I was in the 8th grade when I had my oldest. He’s 22 now. And I’m doing my best to teach my two sons what they need to do to become productive adults when they grow up. I don’t want my sons to be a stereotype. I don't want people to look at them and think they come from a broken home.
It’s important to me that my children know how to carry themselves and they know what they need to do to become productive adults when they grow up. I never want anyone to think of my children as slackers or that they come from a broken home. I don't want people to think they’re worthless and that they’ll amount to nothing. That’s my biggest fear.
So, I am teaching my boys how to be honest, law-abiding citizens. I am teaching them that school is a priority and that it’s their responsibility to take full advantage of their right to an education.
I tell them that to crush stereotypes they have to rise above the stereotypes.
I’ve learned from my actions. It was a bad decision to have a baby so young but my son was not a mistake. There’s a reason for everything, and I really believe that. And I always do what I have to for my sons.
And until now that has meant having a lot of different jobs. I used to work as a corrections officer, but it got to the point where the risks were getting higher. The inmate-officer assaults were becoming a real concern, and I had to make the choice to leave because I want to be there for my children for a long time.

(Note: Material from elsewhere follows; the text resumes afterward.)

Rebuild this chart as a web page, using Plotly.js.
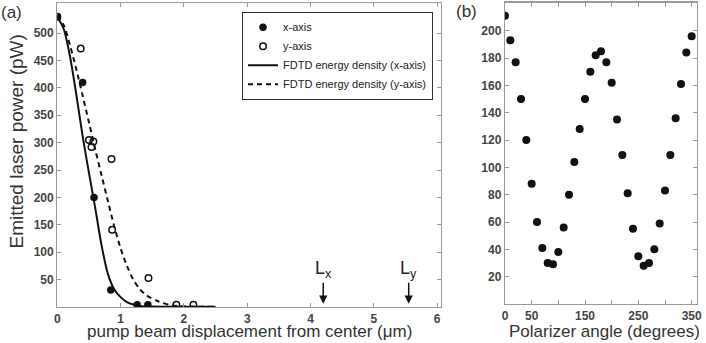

You know, kids...they think they know everything. My oldest son is trying to get into the workforce, and I find myself always telling him that he’s just getting started and it’s going take time to get to where you want. As long as you have enough money to pay for necessities, you’re not broke.
Once you take care of your responsibilities and if you have a roof above your head, clothes on your back, then you’re doing ok! And if you don't have funds for fun, that’s ok too. The fun will come later.